Particle Illusion inside Continuum, and in the standalone Particle Illusion Pro, gains several upgrades in 2026.5. Parameter linking lets you link parameters across particle nodes, so one change updates all linked nodes. That targets the common problem where a multi-node preset looks great until you tweak one emitter and everything falls out of alignment.

Colour mapping adds gradient mapping modes for more deliberate colour control, including angular, linear, and radial mapping, plus controls for offset and angle. The emphasis is non-random control, which helps when you need art direction rather than happy accidents.

Clone Particle Type links position-related parameters to keep multi-node effects aligned while you adjust looks. Link All Clone Parameters allows retroactive adjustments to existing presets, so you can modernise an older setup without rebuilding node by node.

For motion graphics and comp work, these features read like a direct attempt to make particle presets more editable without breaking. That matters because Particle Illusion thrives on presets, but production survives on revisions.

About one third into your tests, try pushing a complex preset harder than you normally would. If the links hold under aggressive changes, you can trust them in real jobs. If they break, you at least learn where the limits are before a client does.

A dramatic, split-image scene showcases two dynamic actions. On the left, sleek sports cars race down a winding road, dust swirling around their tires. On the right, a daring figure leaps from a rail, silhouetted against a bright windowed building, capturing the thrill of movement.

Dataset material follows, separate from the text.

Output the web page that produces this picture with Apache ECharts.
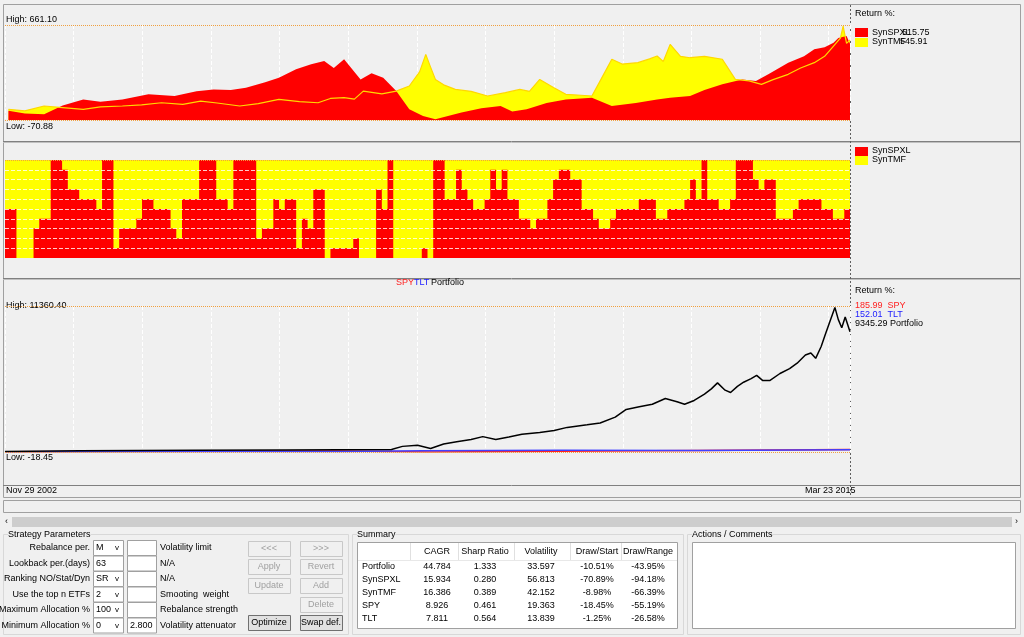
<!DOCTYPE html>
<html><head><meta charset="utf-8">
<script src="https://cdn.jsdelivr.net/npm/echarts@6/dist/echarts.min.js"></script>
<style>html,body{margin:0;padding:0;background:#f0f0f0}#c{width:1024px;height:637px}</style>
</head><body><div id="c"></div>
<script>
// ---- data ----
const spxlYears=[2002.96,2003.2,2003.48,2003.75,2004.05,2004.3,2004.62,2005.0,2005.38,2005.7,2005.95,2006.2,2006.42,2006.7,2006.9,2007.15,2007.37,2007.56,2007.7,2007.85,2008.09,2008.25,2008.42,2008.61,2008.8,2009.0,2009.18,2009.56,2009.85,2010.13,2010.3,2010.51,2010.8,2011.08,2011.3,2011.46,2011.75,2012.1,2012.41,2012.6,2012.89,2013.1,2013.36,2013.65,2013.85,2014.03,2014.32,2014.55,2014.7,2014.85,2014.98,2015.05,2015.17,2015.22];
const spxlRet=[0,-20,-27,40,88,70,88,127,114,150,165,160,178,220,255,320,358,384,330,397,242,290,255,152,11,-40,-66,-14,20,37,-5,11,60,88,95,101,37,60,88,100,114,160,204,242,230,281,371,420,474,490,525,560,576,515.75];
const tmfYears=[2002.96,2003.2,2003.48,2003.75,2004.05,2004.3,2004.62,2004.9,2005.19,2005.5,2005.76,2006.0,2006.33,2006.6,2006.9,2007.2,2007.47,2007.65,2007.85,2008.0,2008.13,2008.4,2008.61,2008.8,2008.95,2009.04,2009.1,2009.18,2009.3,2009.47,2009.7,2009.94,2010.2,2010.41,2010.55,2010.7,2010.9,2011.08,2011.3,2011.46,2011.6,2011.75,2011.9,2012.13,2012.3,2012.41,2012.5,2012.6,2012.75,2012.89,2013.1,2013.36,2013.55,2013.75,2013.93,2014.1,2014.32,2014.5,2014.7,2014.85,2014.98,2015.08,2015.12,2015.17,2015.22];
const tmfRet=[11,0,37,25,11,30,37,45,62,50,75,60,37,55,88,70,62,95,101,90,152,130,152,191,300,435,350,242,200,165,150,114,140,165,150,242,180,127,120,114,250,397,360,371,400,422,380,512,420,409,420,397,242,230,204,240,281,330,371,420,499,560,653,520,545.91];
const allocStart=[0,2,5,6,8,10,11,13,16,17,19,20,23,24,26,29,30,31,34,37,39,40,44,45,47,48,49,51,52,53,54,56,57,61,62,65,66,67,68,73,74,75,77,79,80,81,82,84,85,86,87,88,90,92,93,95,96,97,99,101,103,104,106,107,111,114,116,119,120,121,122,123,125,127,128,131,132,133,135,138,139,143,145,147];
const allocSPXL=[50,0,30,40,100,90,70,60,50,100,10,30,40,60,50,30,20,60,100,60,50,100,20,30,60,50,60,10,40,30,70,0,10,20,0,70,50,100,0,10,0,100,60,90,70,60,50,60,90,70,90,60,40,30,40,60,80,90,80,50,40,30,40,50,60,40,50,60,80,60,100,60,50,60,100,80,70,80,40,50,60,50,40,50];
const nMonths=148;
const portYears=[2002.91,2004.0,2005.69,2007.0,2008.54,2008.7,2008.92,2009.11,2009.3,2009.49,2009.7,2009.87,2010.06,2010.25,2010.44,2010.7,2010.91,2011.1,2011.39,2011.58,2011.8,2011.96,2012.15,2012.34,2012.53,2012.7,2012.81,2012.95,2013.1,2013.2,2013.29,2013.4,2013.48,2013.58,2013.67,2013.78,2013.86,2013.95,2014.05,2014.2,2014.34,2014.45,2014.57,2014.65,2014.72,2014.8,2014.86,2014.93,2015.0,2015.05,2015.1,2015.15,2015.22];
const portRet=[30,80,110,140,170,420,510,250,600,780,950,1180,960,1150,1360,1500,1650,1900,2100,2240,2700,3300,3500,3700,4150,3900,3700,4000,4490,4900,5370,4800,4620,5100,5420,5700,5950,5550,5550,6100,6480,6900,7540,7700,7280,8200,9130,10200,11250,10300,9660,10500,9345.29];
const spyYears=[2002.91,2005.0,2007.8,2009.1,2011.0,2013.0,2015.22];
const spyRet=[0,20,60,-18.45,40,90,185.99];
const tltYears=[2002.91,2005.0,2007.8,2009.0,2011.0,2013.0,2015.22];
const tltRet=[0,15,30,70,110,100,152.01];
const tableCols=['CAGR','Sharp Ratio','Volatility','Draw/Start','Draw/Range'];
const tableRows=['Portfolio','SynSPXL','SynTMF','SPY','TLT'];
const tableVals=[['44.784','1.333','33.597','-10.51%','-43.95%'],['15.934','0.280','56.813','-70.89%','-94.18%'],['16.386','0.389','42.152','-8.98%','-66.39%'],['8.926','0.461','19.363','-18.45%','-55.19%'],['7.811','0.564','13.839','-1.25%','-26.58%']];
const paramLabels=['Rebalance per.','Lookback per.(days)','Ranking NO/Stat/Dyn','Use the top n ETFs','Maximum Allocation %','Minimum Allocation %'];
const paramCombo=['M','63','SR','2','100','0'];
const paramHasArrow=[true,false,true,true,true,true];
const paramBox=['','','','','','2.800'];
const paramRight=['Volatility limit','N/A','N/A','Smooting  weight','Rebalance strength','Volatility attenuator'];

// ---- build ----
const F='"Liberation Sans",Arial,sans-serif';
const pair=(xs,ys)=>xs.map((x,i)=>[x,ys[i]]);
const alloc=[];
for(let m=0;m<nMonths;m++){let v=0;for(let k=0;k<allocStart.length;k++){if(allocStart[k]<=m)v=allocSPXL[k];}alloc.push(v);}
const allocPts=alloc.map((v,i)=>[i,v]).concat([[nMonths,alloc[nMonths-1]]]);
const XMIN=2002.91,XMAX=2015.22;
const orangeML=(vals)=>({silent:true,symbol:'none',label:{show:false},lineStyle:{color:'#f0a040',type:'dotted',width:1},data:vals.map(v=>({yAxis:v}))});
const xv=(i)=>({type:'value',gridIndex:i,min:XMIN,max:XMAX,show:true,axisLine:{show:false},axisTick:{show:false},axisLabel:{show:false},splitLine:{show:true,lineStyle:{color:'#ffffff',type:'dashed'}},interval:1});

const G=[];
const T=(x,y,s,o={})=>G.push({type:'text',x,y,style:Object.assign({text:s,font:'9px '+F,fill:'#000',textVerticalAlign:'middle'},o),silent:true});
const R=(x,y,w,h,fill,stroke)=>G.push({type:'rect',shape:{x,y,width:w,height:h},style:{fill:fill,stroke:stroke||null,lineWidth:1},silent:true});
const L=(x1,y1,x2,y2,c,dash)=>G.push({type:'line',shape:{x1,y1,x2,y2},style:{stroke:c,lineWidth:1,lineDash:dash||null},silent:true});

R(3.5,4.5,1017,493,null,'#a0a0a0');
L(3,141.5,1020,141.5,'#808080');L(3,142.5,1020,142.5,'#c0c0c0');
L(3,278.5,1020,278.5,'#808080');L(3,279.5,1020,279.5,'#c0c0c0');
L(3,485.5,1020,485.5,'#808080');
L(850.5,5,850.5,497,'#606060',[2,2]);
T(855,14,'Return %:');
R(855,28,13,9,'#ff0000');R(855,38,13,9,'#ffff00');
T(872,33,'SynSPXL');T(902,33,'515.75');T(872,42,'SynTMF');T(900,42,'545.91');
R(855,147,13,9,'#ff0000');R(855,156,13,9,'#ffff00');
T(872,151,'SynSPXL');T(872,160,'SynTMF');
T(855,291,'Return %:');
T(855,306,'185.99  SPY',{fill:'#ff2020'});T(855,315,'152.01  TLT',{fill:'#2020ff'});T(855,324,'9345.29 Portfolio');
T(396,283,'SPY',{fill:'#ff2020'});T(414,283,'TLT',{fill:'#2020ff'});T(431,283,'Portfolio');
T(6,20,'High: 661.10');T(6,127,'Low: -70.88');
T(6,306,'High: 11360.40');T(6,458,'Low: -18.45');
T(6,491,'Nov 29 2002');T(805,491,'Mar 23 2015');
R(3.5,500.5,1017,12,'#f0f0f0','#a0a0a0');
R(12,517,1000,10,'#cdcdcd');T(5,522,'‹');T(1015,522,'›');
R(3.5,534.5,345,100,null,'#d8d8d8');R(352.5,534.5,331,100,null,'#d8d8d8');R(687.5,534.5,333,100,null,'#d8d8d8');
T(8,535,'Strategy Parameters',{backgroundColor:'#f0f0f0'});T(357,535,'Summary',{backgroundColor:'#f0f0f0'});T(692,535,'Actions / Comments',{backgroundColor:'#f0f0f0'});
R(692.5,542.5,323,86,'#fff','#a0a0a0');
R(357.5,542.5,320,86,'#fff','#a0a0a0');
const colX=[437,485,541,597,648];
tableCols.forEach((c,i)=>{T(colX[i],552,c,{textAlign:'center'});L(colX[i]-26.5,543,colX[i]-26.5,560,'#e0e0e0');});
L(358,560.5,677,560.5,'#e8e8e8');
tableRows.forEach((r,j)=>{const y=567+j*13;T(362,y,r);tableVals[j].forEach((v,i)=>T(colX[i],y,v,{textAlign:'center'}));});
paramLabels.forEach((p,j)=>{const y=548+j*15.5;T(90,y,p,{textAlign:'right'});
  R(93.5,y-7.5,30,15,'#fff','#a0a0a0');T(96,y,paramCombo[j]);if(paramHasArrow[j])T(115,y,'v',{font:'8px '+F});
  R(127.5,y-7.5,29,15,'#fff','#a0a0a0');T(130,y,paramBox[j]);T(160,y,paramRight[j]);});
const btn=(x,y,s,en)=>{R(x+.5,y+.5,42,15,en?'#e1e1e1':'#f0f0f0',en?'#707070':'#c8c8c8');T(x+21,y+8,s,{textAlign:'center',fill:en?'#000':'#a0a0a0'});};
btn(248,541,'<<<',0);btn(300,541,'>>>',0);btn(248,559,'Apply',0);btn(300,559,'Revert',0);btn(248,578,'Update',0);btn(300,578,'Add',0);btn(300,597,'Delete',0);btn(248,615,'Optimize',1);btn(300,615,'Swap def.',1);

const opt={animation:false,backgroundColor:'#f0f0f0',graphic:G,
 grid:[{left:5,right:174,top:25,height:95},{left:5,right:174,top:160,height:98},{left:5,right:174,top:306,height:146}],
 xAxis:[xv(0),{type:'value',gridIndex:1,min:0,max:nMonths,show:false},xv(2)],
 yAxis:[{type:'value',gridIndex:0,min:-70.88,max:661.1,show:false},{type:'value',gridIndex:1,min:0,max:100,show:false},{type:'value',gridIndex:2,min:-18.45,max:11360.4,show:false}],
 series:[
  {name:'SynTMF area',type:'line',xAxisIndex:0,yAxisIndex:0,data:pair(tmfYears,tmfRet),symbol:'none',lineStyle:{width:0},areaStyle:{color:'#ffff00',opacity:1,origin:-70.88},z:2},
  {name:'SynSPXL',type:'line',xAxisIndex:0,yAxisIndex:0,data:pair(spxlYears,spxlRet),symbol:'none',lineStyle:{width:0},areaStyle:{color:'#ff0000',opacity:1,origin:-70.88},z:3,markLine:orangeML([661.1,-70.88])},
  {name:'SynTMF',type:'line',xAxisIndex:0,yAxisIndex:0,data:pair(tmfYears,tmfRet),symbol:'none',lineStyle:{width:1.2,color:'#ffd800'},z:4},
  {name:'TMF alloc',type:'line',xAxisIndex:1,yAxisIndex:1,data:allocPts.map(p=>[p[0],100]),symbol:'none',lineStyle:{width:0},areaStyle:{color:'#ffff00',opacity:1,origin:0},z:2},
  {name:'SPXL alloc',type:'line',step:'end',xAxisIndex:1,yAxisIndex:1,data:allocPts,symbol:'none',lineStyle:{width:0},areaStyle:{color:'#ff0000',opacity:1,origin:0},z:3,
   markLine:{silent:true,symbol:'none',label:{show:false},lineStyle:{color:'#ffffff',type:'dashed',width:1,opacity:.8},data:[10,20,30,40,50,60,70,80,90].map(v=>({yAxis:v})).concat([{yAxis:100,lineStyle:{color:'#f0a040',type:'dotted',opacity:1}}])}},
  {name:'SPY',type:'line',xAxisIndex:2,yAxisIndex:2,data:pair(spyYears,spyRet),symbol:'none',lineStyle:{width:1.5,color:'#ff2020'},markLine:orangeML([11360.4,-18.45])},
  {name:'TLT',type:'line',xAxisIndex:2,yAxisIndex:2,data:pair(tltYears,tltRet),symbol:'none',lineStyle:{width:1.5,color:'#4040ff'}},
  {name:'Portfolio',type:'line',xAxisIndex:2,yAxisIndex:2,data:pair(portYears,portRet),symbol:'none',lineStyle:{width:1.5,color:'#000'}}
 ]};
echarts.init(document.getElementById('c')).setOption(opt);
</script></body></html>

Presets, performance, and the usual upgrade math

Continuum 2026.5 adds more than 150 new presets across categories, including Blur, Lens, Particle Illusion, Stylise, Title Studio, Transitions, and Warp. Several existing effects gain new parameters, including BCC+ Scanline and multiple dissolve variants tied to ripple and displacement. Beat Reactor also extends to more effects.

Title Studio receives improvements and adds 70 new drag-and-drop presets. If you rely on Title Studio as a fast title lane inside an NLE or comp host, more responsive performance and a refreshed library tend to matter more than a single marquee feature.

Pricing stays in the same model family: subscriptions, upgrade and support plans, and perpetual licenses. Subscriptions start at $325 per year or $48 per month. Customers on a Continuum subscription or upgrade and support plan, or the Boris FX Suite subscription, receive 2026.5 as a complimentary update.

As always, run a proper production-style bake-off before you roll it out. Test archival interlace conversions, stress the ML tools on tough edges, and verify that existing presets render consistently across your key hosts.